I want to insert multiple rows into a table, using a single INSERT
statement. This is no problem, since SQL offers the option to provide multiple rows as parameter for a single INSERT
statement. Now, those rows contain an ID
field that is incremented automatically, i.e. its value is set by the database, not by my code.
As a result, I would like to get the ID
values of the inserted rows. My basic question is: How do I do that for MariaDB / MySQL?
As it turns out, this is pretty simple, e.g. in PostgreSQL, as PostgreSQL has the RETURNING
clause for INSERT
which returns the desired values for one or even for multiple rows. This is exactly what I want and it works.

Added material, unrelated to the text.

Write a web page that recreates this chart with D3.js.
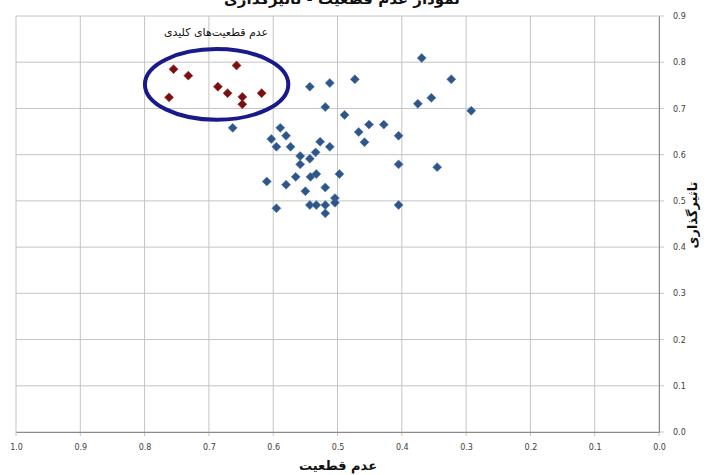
<!DOCTYPE html>
<html>
<head>
<meta charset="utf-8" />
<title>Uncertainty - Impact</title>
<script src="https://cdnjs.cloudflare.com/ajax/libs/d3/7.8.5/d3.min.js"></script>
<style>
  body { margin: 0; background: #fff; }
  svg { display: block; }
  .tick text { font-family: "DejaVu Sans", sans-serif; font-size: 8px; fill: #404040; }
  .fa { font-family: "DejaVu Sans", sans-serif; direction: rtl; }
</style>
</head>
<body>
<svg width="711" height="475"></svg>
<script>
// uncertainty (x) / impact (y) of the ordinary factors
const blueX = [0.369, 0.323, 0.473, 0.543, 0.512, 0.519, 0.489, 0.375, 0.354, 0.292,
  0.663, 0.589, 0.603, 0.580, 0.595, 0.573, 0.451, 0.428, 0.467, 0.458,
  0.405, 0.527, 0.512, 0.534, 0.558, 0.543, 0.558, 0.405, 0.345, 0.610,
  0.580, 0.565, 0.542, 0.533, 0.497, 0.550, 0.519, 0.504, 0.504, 0.543,
  0.533, 0.519, 0.519, 0.595, 0.405]
const blueY = [0.809, 0.763, 0.763, 0.747, 0.755, 0.703, 0.686, 0.710, 0.723, 0.695,
  0.658, 0.658, 0.634, 0.641, 0.617, 0.617, 0.665, 0.665, 0.649, 0.627,
  0.641, 0.628, 0.617, 0.605, 0.597, 0.591, 0.579, 0.579, 0.573, 0.542,
  0.535, 0.552, 0.552, 0.558, 0.558, 0.521, 0.529, 0.506, 0.496, 0.491,
  0.491, 0.491, 0.473, 0.484, 0.491]

// key uncertainties
const redX = [0.755, 0.732, 0.657, 0.686, 0.671, 0.648, 0.648, 0.618, 0.762]
const redY = [0.785, 0.771, 0.793, 0.747, 0.733, 0.725, 0.709, 0.733, 0.724]

const xTicks = [1.0, 0.9, 0.8, 0.7, 0.6, 0.5, 0.4, 0.3, 0.2, 0.1, 0.0]
const yTicks = [0.0, 0.1, 0.2, 0.3, 0.4, 0.5, 0.6, 0.7, 0.8, 0.9]

const chartTitle = 'نمودار عدم قطعیت - تاثیرگذاری'
const xTitle = 'عدم قطعیت'
const yTitle = 'تاثیرگذاری'
const keyLabel = 'عدم قطعیت‌های کلیدی'

const svg = d3.select('svg')
const plotLeft = 16, plotRight = 659, plotTop = 16, plotBottom = 432

let x = d3.scaleLinear().domain([1, 0]).range([plotLeft, plotRight])
let y = d3.scaleLinear().domain([0, 0.9]).range([plotBottom, plotTop])

// grid
svg.append('g').selectAll('line')
  .data(xTicks)
  .enter().append('line')
  .attr('x1', d => x(d)).attr('x2', d => x(d))
  .attr('y1', plotTop).attr('y2', plotBottom + 4)
  .style('stroke', '#c4c4c4').style('stroke-width', 1)

svg.append('g').selectAll('line')
  .data(yTicks)
  .enter().append('line')
  .attr('x1', plotLeft).attr('x2', plotRight + 5)
  .attr('y1', d => y(d)).attr('y2', d => y(d))
  .style('stroke', '#c4c4c4').style('stroke-width', 1)

// axes
let xAxis = d3.axisBottom(x).tickValues(xTicks).tickFormat(d3.format('.1f')).tickSize(0).tickPadding(12)
svg.append('g').attr('transform', 'translate(0,' + plotBottom + ')').call(xAxis)
  .call(g => g.select('.domain').style('stroke', '#8a8a8a'))

let yAxis = d3.axisRight(y).tickValues(yTicks).tickFormat(d3.format('.1f')).tickSize(0).tickPadding(14)
svg.append('g').attr('transform', 'translate(' + plotRight + ',0)').call(yAxis)
  .call(g => g.select('.domain').style('stroke', '#8a8a8a'))

// points
const diamond = d3.symbol().type(d3.symbolSquare).size(40)

function drawPoints(xs, ys, fill, stroke) {
  svg.append('g').selectAll('path')
    .data(xs.map((v, i) => [v, ys[i]]))
    .enter().append('path')
    .attr('d', diamond)
    .attr('transform', d => 'translate(' + x(d[0]) + ',' + y(d[1]) + ') rotate(45)')
    .style('fill', fill)
    .style('stroke', stroke)
    .style('stroke-width', 0.6)
}
drawPoints(blueX, blueY, '#2f5688', '#4a74a8')
drawPoints(redX, redY, '#7a0f12', '#9a2a2a')

// key uncertainties ellipse
const ellCx = 0.688, ellCy = 0.752, ellRx = 0.1115, ellRy = 0.0764
svg.append('ellipse')
  .attr('cx', x(ellCx)).attr('cy', y(ellCy))
  .attr('rx', x(1 - ellRx) - x(1)).attr('ry', y(0) - y(ellRy))
  .style('fill', 'none')
  .style('stroke', '#18198a')
  .style('stroke-width', 4)

svg.append('text').attr('class', 'fa')
  .attr('x', 216).attr('y', 36)
  .attr('text-anchor', 'middle')
  .style('font-size', '11px').style('fill', '#111')
  .text(keyLabel)

// titles
svg.append('text').attr('class', 'fa')
  .attr('x', 342).attr('y', 4)
  .attr('text-anchor', 'middle')
  .style('font-size', '15px').style('font-weight', 'bold').style('fill', '#111')
  .text(chartTitle)

svg.append('text').attr('class', 'fa')
  .attr('x', 338).attr('y', 470)
  .attr('text-anchor', 'middle')
  .style('font-size', '13px').style('font-weight', 'bold').style('fill', '#111')
  .text(xTitle)

svg.append('text').attr('class', 'fa')
  .attr('transform', 'translate(697,215) rotate(-90)')
  .attr('text-anchor', 'middle')
  .style('font-size', '13px').style('font-weight', 'bold').style('fill', '#111')
  .text(yTitle)
</script>
</body>
</html>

Unfortunately, neither MariaDB nor MySQL have PostgreSQL's RETURNING
clause, so I need to fallback to something such as LAST_INSERT_ID()
, but this only returns the ID
of the single last inserted row, even if multiple rows were inserted using a single INSERT
. How do I get all the ID
values?
My code currently looks like this:
INSERT INTO mytable
(foo, bar)
VALUES
('fooA', 'barA'),
('fooB', 'barB');
SELECT LAST_INSERT_ID() AS id;
How can I solve this issue in a way that works even with concurrent writes?
(And no, it's not an option to change to a UUID field, or something like this; the auto-increment field is given, and can not be changed.)
MySQL & MariaDB have the LAST_INSERT_ID()
function, and it returns the id generated by the most recent INSERT statement in your current session.
But when your INSERT statement inserts multiple rows, LAST_INSERT_ID()
returns the first id in the set generated.
In such a batch of multiple rows, you can rely on the subsequent id's being consecutive. The MySQL JDBC driver depends on this, for example.
If the rows you insert include a mix of NULL and non-NULL values for the id column, you have a risk of messing up this assumption. The JDBC driver returns the wrong values for the set of generated id's.